**Dataset excerpt:**
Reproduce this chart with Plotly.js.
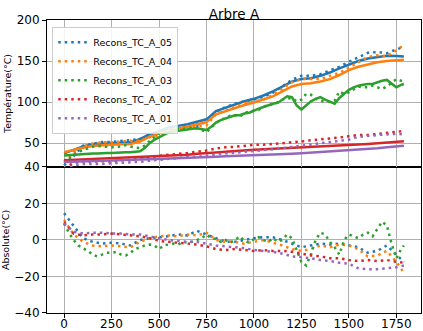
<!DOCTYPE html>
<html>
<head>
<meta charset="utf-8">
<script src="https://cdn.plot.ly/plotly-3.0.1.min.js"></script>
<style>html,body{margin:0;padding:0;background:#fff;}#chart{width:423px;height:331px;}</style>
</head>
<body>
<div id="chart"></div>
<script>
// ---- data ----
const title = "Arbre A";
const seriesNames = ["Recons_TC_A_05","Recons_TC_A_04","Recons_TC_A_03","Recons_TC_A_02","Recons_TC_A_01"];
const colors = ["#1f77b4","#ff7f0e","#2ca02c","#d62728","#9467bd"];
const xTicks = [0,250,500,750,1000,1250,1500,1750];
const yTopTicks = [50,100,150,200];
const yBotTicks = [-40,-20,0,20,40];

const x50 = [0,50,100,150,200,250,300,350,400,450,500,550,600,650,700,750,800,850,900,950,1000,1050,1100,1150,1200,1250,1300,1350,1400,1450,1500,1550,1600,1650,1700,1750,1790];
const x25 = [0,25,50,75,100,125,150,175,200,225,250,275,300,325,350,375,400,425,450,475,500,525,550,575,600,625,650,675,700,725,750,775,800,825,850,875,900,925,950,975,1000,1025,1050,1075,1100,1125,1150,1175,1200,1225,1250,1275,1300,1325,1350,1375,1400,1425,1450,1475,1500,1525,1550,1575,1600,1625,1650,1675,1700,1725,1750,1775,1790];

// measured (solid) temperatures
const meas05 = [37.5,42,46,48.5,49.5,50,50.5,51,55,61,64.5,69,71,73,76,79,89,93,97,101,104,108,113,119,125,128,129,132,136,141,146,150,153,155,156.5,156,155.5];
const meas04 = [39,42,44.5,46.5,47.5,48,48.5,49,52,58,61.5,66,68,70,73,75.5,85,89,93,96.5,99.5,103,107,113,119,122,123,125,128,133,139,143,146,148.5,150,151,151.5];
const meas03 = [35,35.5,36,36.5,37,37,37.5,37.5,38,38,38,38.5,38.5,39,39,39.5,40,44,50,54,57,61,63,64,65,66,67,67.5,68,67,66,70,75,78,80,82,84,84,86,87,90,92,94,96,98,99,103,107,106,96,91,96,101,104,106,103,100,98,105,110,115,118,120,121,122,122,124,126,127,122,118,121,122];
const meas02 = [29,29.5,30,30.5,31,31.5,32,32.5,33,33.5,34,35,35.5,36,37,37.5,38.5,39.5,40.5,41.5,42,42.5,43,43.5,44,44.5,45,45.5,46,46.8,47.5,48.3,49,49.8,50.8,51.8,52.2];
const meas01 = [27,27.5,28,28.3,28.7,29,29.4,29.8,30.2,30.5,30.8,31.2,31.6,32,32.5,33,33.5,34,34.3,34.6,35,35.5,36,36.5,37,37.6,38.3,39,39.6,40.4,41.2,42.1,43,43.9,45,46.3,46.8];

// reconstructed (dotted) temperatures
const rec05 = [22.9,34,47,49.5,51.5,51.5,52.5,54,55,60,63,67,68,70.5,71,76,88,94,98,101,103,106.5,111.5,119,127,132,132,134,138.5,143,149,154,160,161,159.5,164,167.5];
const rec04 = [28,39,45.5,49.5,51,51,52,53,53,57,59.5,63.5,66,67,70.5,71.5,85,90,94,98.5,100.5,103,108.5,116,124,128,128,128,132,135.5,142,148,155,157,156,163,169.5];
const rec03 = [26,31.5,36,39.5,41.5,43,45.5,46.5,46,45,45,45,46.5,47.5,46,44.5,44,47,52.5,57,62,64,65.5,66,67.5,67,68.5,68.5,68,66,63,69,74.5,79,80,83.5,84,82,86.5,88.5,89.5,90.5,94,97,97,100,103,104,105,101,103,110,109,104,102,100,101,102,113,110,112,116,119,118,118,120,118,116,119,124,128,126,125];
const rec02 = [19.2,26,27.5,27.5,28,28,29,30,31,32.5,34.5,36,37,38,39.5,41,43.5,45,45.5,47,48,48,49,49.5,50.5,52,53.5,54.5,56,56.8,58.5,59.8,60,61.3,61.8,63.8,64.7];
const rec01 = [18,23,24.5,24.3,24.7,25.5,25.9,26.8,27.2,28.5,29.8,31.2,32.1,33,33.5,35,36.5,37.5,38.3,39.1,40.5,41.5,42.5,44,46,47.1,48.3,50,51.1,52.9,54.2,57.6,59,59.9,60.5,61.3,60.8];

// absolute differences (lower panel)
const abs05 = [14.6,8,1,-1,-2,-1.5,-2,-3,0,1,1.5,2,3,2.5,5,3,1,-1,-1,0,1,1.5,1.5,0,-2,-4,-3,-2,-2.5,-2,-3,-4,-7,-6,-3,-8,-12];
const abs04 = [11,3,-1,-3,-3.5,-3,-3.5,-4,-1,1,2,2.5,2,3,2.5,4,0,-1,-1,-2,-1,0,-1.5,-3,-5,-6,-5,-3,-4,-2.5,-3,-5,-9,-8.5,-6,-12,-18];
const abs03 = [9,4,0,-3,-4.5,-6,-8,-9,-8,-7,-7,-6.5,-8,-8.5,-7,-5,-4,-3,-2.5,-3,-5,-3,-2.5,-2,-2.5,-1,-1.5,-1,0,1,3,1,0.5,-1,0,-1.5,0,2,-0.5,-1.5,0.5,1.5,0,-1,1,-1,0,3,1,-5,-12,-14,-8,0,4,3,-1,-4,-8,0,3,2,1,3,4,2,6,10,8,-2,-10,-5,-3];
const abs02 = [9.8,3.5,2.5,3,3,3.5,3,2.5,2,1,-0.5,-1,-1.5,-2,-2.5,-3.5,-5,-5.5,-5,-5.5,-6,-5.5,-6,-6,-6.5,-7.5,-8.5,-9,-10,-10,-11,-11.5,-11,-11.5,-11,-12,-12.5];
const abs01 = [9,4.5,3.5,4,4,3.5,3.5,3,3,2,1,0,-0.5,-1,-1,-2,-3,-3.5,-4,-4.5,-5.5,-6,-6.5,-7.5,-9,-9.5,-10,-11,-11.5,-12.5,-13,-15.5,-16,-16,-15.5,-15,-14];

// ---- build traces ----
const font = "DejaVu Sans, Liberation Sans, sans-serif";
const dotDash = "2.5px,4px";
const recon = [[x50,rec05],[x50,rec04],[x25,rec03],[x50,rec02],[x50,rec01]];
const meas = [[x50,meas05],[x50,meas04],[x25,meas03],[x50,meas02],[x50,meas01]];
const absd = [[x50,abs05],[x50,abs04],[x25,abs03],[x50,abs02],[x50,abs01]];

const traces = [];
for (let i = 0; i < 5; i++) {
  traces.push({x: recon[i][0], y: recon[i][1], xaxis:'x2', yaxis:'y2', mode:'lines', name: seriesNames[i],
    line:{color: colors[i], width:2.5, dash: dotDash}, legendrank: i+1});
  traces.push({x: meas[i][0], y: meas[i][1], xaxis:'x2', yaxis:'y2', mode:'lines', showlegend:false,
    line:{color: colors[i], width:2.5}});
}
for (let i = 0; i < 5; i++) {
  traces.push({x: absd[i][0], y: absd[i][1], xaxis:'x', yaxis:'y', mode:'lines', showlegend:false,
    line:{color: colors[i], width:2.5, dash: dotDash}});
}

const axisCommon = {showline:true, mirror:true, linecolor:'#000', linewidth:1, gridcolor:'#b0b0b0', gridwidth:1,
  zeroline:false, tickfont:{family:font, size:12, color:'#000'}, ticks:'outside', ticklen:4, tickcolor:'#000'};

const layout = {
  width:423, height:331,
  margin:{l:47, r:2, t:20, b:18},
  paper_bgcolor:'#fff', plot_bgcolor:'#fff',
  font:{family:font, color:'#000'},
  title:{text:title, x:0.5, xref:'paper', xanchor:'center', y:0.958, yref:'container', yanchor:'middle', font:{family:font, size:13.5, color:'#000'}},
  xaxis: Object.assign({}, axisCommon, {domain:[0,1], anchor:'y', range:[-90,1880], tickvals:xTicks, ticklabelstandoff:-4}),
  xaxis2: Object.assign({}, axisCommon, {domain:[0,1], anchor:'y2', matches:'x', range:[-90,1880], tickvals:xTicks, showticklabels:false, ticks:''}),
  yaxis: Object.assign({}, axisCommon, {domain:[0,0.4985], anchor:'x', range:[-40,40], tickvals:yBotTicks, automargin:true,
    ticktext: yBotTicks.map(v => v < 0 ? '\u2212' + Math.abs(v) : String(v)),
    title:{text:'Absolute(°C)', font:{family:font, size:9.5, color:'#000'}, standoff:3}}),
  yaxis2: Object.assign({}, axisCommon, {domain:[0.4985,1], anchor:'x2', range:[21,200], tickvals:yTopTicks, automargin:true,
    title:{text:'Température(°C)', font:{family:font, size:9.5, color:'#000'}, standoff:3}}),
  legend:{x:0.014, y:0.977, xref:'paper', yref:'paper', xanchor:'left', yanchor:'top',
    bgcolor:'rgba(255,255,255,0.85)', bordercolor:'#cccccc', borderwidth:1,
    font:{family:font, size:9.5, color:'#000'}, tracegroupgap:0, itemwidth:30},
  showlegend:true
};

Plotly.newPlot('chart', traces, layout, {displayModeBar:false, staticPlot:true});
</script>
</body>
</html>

**Your objective:** Transcribe exactly, with no pictures, the lines running from the first line of the material through the line holding "const yBotTicks = [-40,-20,0,20,40];".

**The output:**
Reproduce this chart with Plotly.js.
<!DOCTYPE html>
<html>
<head>
<meta charset="utf-8">
<script src="https://cdn.plot.ly/plotly-3.0.1.min.js"></script>
<style>html,body{margin:0;padding:0;background:#fff;}#chart{width:423px;height:331px;}</style>
</head>
<body>
<div id="chart"></div>
<script>
// ---- data ----
const title = "Arbre A";
const seriesNames = ["Recons_TC_A_05","Recons_TC_A_04","Recons_TC_A_03","Recons_TC_A_02","Recons_TC_A_01"];
const colors = ["#1f77b4","#ff7f0e","#2ca02c","#d62728","#9467bd"];
const xTicks = [0,250,500,750,1000,1250,1500,1750];
const yTopTicks = [50,100,150,200];
const yBotTicks = [-40,-20,0,20,40];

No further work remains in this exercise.